Baru setelah itu saya masuk ke Era Disruption dengan mengemukakan sejumlah anomali di dunia digital dan tentu saja pentingnya pustakawan menyelami dunia yang merusak segala tatananan sekaligus kemapanan itu. Niscaya, saya bilang demikian, perpustakaan pun akan dirusak hanya oleh sebuah aplikasi yang berhasil menjembatani kebutuhan pengguna (users) dengan pustakawan. "Gejala-gejala itu sudah nampak di depan mata."

Karena saya banyak membaca buku dan yang saya hadapi adalah para pustakawan yang seharusnya banyak membaca, maka saya punya banyak cerita di kepala yang bisa dituangkan tanpa harus melihat gambar, apalagi membaca teks. Saya "keluar" dari semua teks dan gambar untuk bercerita apa saja berdasarkan pengalaman langsung atau dari sejumlah buku yang saya baca.
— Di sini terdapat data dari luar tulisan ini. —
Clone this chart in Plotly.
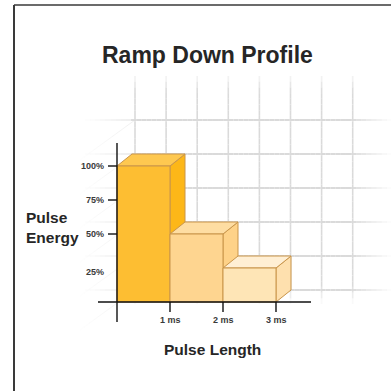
import plotly.graph_objects as go

# ---- data ----
pulse_ms = [0, 1, 2, 3]                 # bar edges along pulse length (ms)
energy_pct = [100, 50, 25]              # energy level of each 1 ms step
y_ticks = [25, 50, 75, 100]
y_tick_labels = ["25%", "50%", "75%", "100%"]
x_ticks = [1, 2, 3]
x_tick_labels = ["1 ms", "2 ms", "3 ms"]

# ---- styling ----
W = H = 391
ORIGIN_PX = (117, 302)          # pixel position of (0 ms, 0 %)
PX_PER_MS = 53.0
PX_PER_PCT = 1.36
DEPTH_PX = (15, 12)             # oblique depth offset of the 3D boxes

face_colors = [
    dict(front="#FDBE32", top="#FEC850", side="#FDB718"),
    dict(front="#FED590", top="#FEDDA2", side="#FED288"),
    dict(front="#FEE5B6", top="#FFEFD4", side="#FEE0AE"),
]
EDGE = "#C9954A"
GRID = "#DADADA"
TEXT = "#262626"
TICK_TEXT = "#3a3a3a"
FONT = "Liberation Sans"

# axis ranges so that the whole page is the plotting area
x_range = [-ORIGIN_PX[0] / PX_PER_MS, (W - ORIGIN_PX[0]) / PX_PER_MS]
y_range = [-(H - ORIGIN_PX[1]) / PX_PER_PCT, ORIGIN_PX[1] / PX_PER_PCT]
dx = DEPTH_PX[0] / PX_PER_MS
dy = DEPTH_PX[1] / PX_PER_PCT


def px(xp, yp):
    """pixel (from top-left) -> paper coordinates"""
    return xp / W, 1 - yp / H


fig = go.Figure()
shapes = []


def faded_line(x0, y0, x1, y1, stops, width, color=GRID, n=40):
    """line drawn as short pieces whose opacity follows (t, alpha) stops"""
    def alpha_at(t):
        for (ta, aa), (tb, ab) in zip(stops, stops[1:]):
            if ta <= t <= tb:
                return aa + (ab - aa) * (t - ta) / (tb - ta if tb > ta else 1)
        return stops[-1][1]
    for i in range(n):
        ta, tb = i / n, (i + 1) / n
        a = alpha_at((ta + tb) / 2)
        if a <= 0.01:
            continue
        xa, ya = px(x0 + (x1 - x0) * ta, y0 + (y1 - y0) * ta)
        xb, yb = px(x0 + (x1 - x0) * tb, y0 + (y1 - y0) * tb)
        shapes.append(dict(type="line", xref="paper", yref="paper",
                           x0=xa, y0=ya, x1=xb, y1=yb, layer="below",
                           opacity=a, line=dict(color=color, width=width)))


# back wall grid: horizontal lines follow the energy ticks pushed back by the depth
grid_levels = [0, 25, 50, 75, 100, 125]
for lv in grid_levels:
    yp = ORIGIN_PX[1] - lv * PX_PER_PCT - DEPTH_PX[1]
    faded_line(85, yp, 392, yp,
               [(0, 0.0), (0.15, 0.45), (0.16, 1.0), (0.86, 1.0), (1.0, 0.0)],
               2.0, n=60)
    # side-wall diagonals running toward the viewer
    faded_line(135, yp, 80, yp + 40,
               [(0, 0.5), (1.0, 0.0)], 0.8, n=12)

# back wall grid: vertical lines
for k in range(8):
    xp = 135 + 31.1 * k
    faded_line(xp, 76, xp, 304,
               [(0, 0.2), (0.07, 1.0), (0.92, 1.0), (1.0, 0.0)],
               1.6, n=40)

# ---- 3D boxes ----
for i, v in enumerate(energy_pct):
    x0, x1 = pulse_ms[i], pulse_ms[i + 1]
    c = face_colors[i]
    polys = [
        ("side", [x1, x1, x1 + dx, x1 + dx, x1], [0, v, v + dy, dy, 0]),
        ("top", [x0, x1, x1 + dx, x0 + dx, x0], [v, v, v + dy, v + dy, v]),
        ("front", [x0, x1, x1, x0, x0], [0, 0, v, v, 0]),
    ]
    for face, xs, ys in polys:
        fig.add_trace(go.Scatter(
            x=xs, y=ys, mode="lines", fill="toself", fillcolor=c[face],
            line=dict(color=EDGE, width=1), hoverinfo="skip", showlegend=False))

# ---- axes as lines with ticks ----
AX = dict(color="#111111", width=1.4)
shapes.append(dict(type="line", xref="x", yref="y", x0=0, x1=0,
                   y0=-20 / PX_PER_PCT, y1=159 / PX_PER_PCT, line=AX))
shapes.append(dict(type="line", xref="x", yref="y", x0=-19 / PX_PER_MS,
                   x1=194 / PX_PER_MS, y0=0, y1=0, line=AX))
for t in y_ticks:
    if t == 25:
        continue
    shapes.append(dict(type="line", xref="x", yref="y", x0=-9 / PX_PER_MS,
                       x1=0, y0=t, y1=t, line=AX))
for t in x_ticks:
    shapes.append(dict(type="line", xref="x", yref="y", x0=t, x1=t,
                       y0=0, y1=-10 / PX_PER_PCT, line=AX))

# frame
shapes.append(dict(type="line", xref="paper", yref="paper",
                   x0=14 / W, x1=1.01, y0=1 - 5 / H, y1=1 - 5 / H,
                   line=dict(color="#3a3a3a", width=1.6)))
shapes.append(dict(type="line", xref="paper", yref="paper",
                   x0=14 / W, x1=14 / W, y0=-0.01, y1=1 - 5 / H,
                   line=dict(color="#3a3a3a", width=2)))

annotations = []
for t, lab in zip(y_ticks, y_tick_labels):
    annotations.append(dict(x=-11 / PX_PER_MS, y=t + (-3 if t == 25 else 0),
                            xref="x", yref="y", text=f"<b>{lab}</b>",
                            xanchor="right", yanchor="middle", showarrow=False,
                            font=dict(size=9, color=TICK_TEXT, family=FONT)))
for t, lab in zip(x_ticks, x_tick_labels):
    annotations.append(dict(x=t, y=-18 / PX_PER_PCT, xref="x", yref="y",
                            text=f"<b>{lab}</b>", xanchor="center",
                            yanchor="middle", showarrow=False,
                            font=dict(size=9, color=TICK_TEXT, family=FONT)))

tx, ty = px(207, 55)
annotations.append(dict(x=tx, y=ty, xref="paper", yref="paper",
                        text="<b>Ramp Down Profile</b>", showarrow=False,
                        xanchor="center", yanchor="middle",
                        font=dict(size=23, color=TEXT, family=FONT)))
lx, ly = px(24, 227)
annotations.append(dict(x=lx, y=ly, xref="paper", yref="paper",
                        text="<b>Pulse<br>Energy</b>", showarrow=False,
                        xanchor="left", yanchor="middle", align="left",
                        font=dict(size=15.5, color=TEXT, family=FONT)))
bx, by = px(212, 349)
annotations.append(dict(x=bx, y=by, xref="paper", yref="paper",
                        text="<b>Pulse Length</b>", showarrow=False,
                        xanchor="center", yanchor="middle",
                        font=dict(size=15.5, color=TEXT, family=FONT)))

fig.update_layout(
    width=W, height=H, autosize=False,
    margin=dict(l=0, r=0, t=0, b=0),
    paper_bgcolor="white", plot_bgcolor="white",
    xaxis=dict(range=x_range, visible=False, fixedrange=True),
    yaxis=dict(range=y_range, visible=False, fixedrange=True),
    shapes=shapes, annotations=annotations, showlegend=False,
)

fig.write_html("out.html", config=dict(displayModeBar=False))
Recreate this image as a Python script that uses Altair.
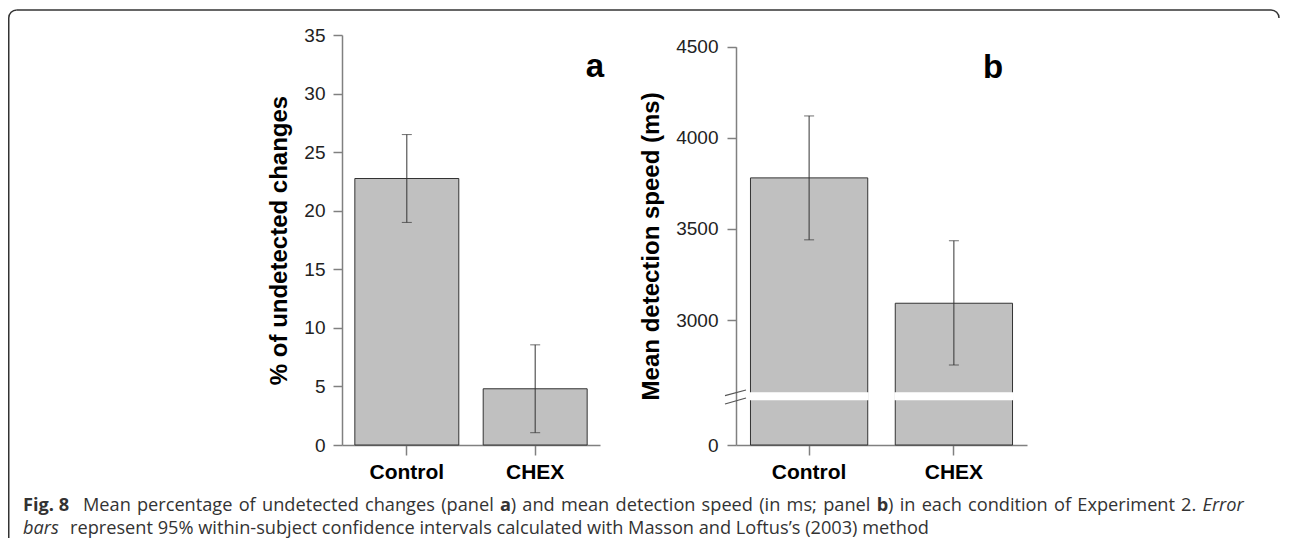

Satu hal yang saya tekankan, meski mereka dalam pekerjaan sehari-hari berurusan dengan buku adalah pentingnya membaca buku-buku itu sendiri. Saya dorong mereka untuk jadi "intelektual publik" yang gagasan-gagasan mereka bisa dinikmati di ruang publik berupa tulisan atau opini di media massa/sosial. "Jangan hanya jago kandang atau duduk di menara gading saja, Anda harus keluar dari kepompong!"

Apa yang bisa mereka tulis di ruang publik sebagai pustakawan, bagaimana menuliskannya dan di mana menayangkannya? Ya, ini perlu diskusi sesi lain karena urusannya akan panjang kali lebar.

Alhasil, waktu yang semula cuma satu jam untuk diskusi ini, meleber sampai pukul 21.30 WIB. Dua jam lebih saya melayani sejumlah pertanyaan dalam diskusi yang hangat, memerangi kantuk yang menyengat mereka akibat kelelahan. Toh kalau tidak dihentikan moderator, para pustakawan itu masih bersemangat untuk berdiskusi sekaligus eksplorasi gagasan.

Baiklah, kita sambung diskusinya lain kali.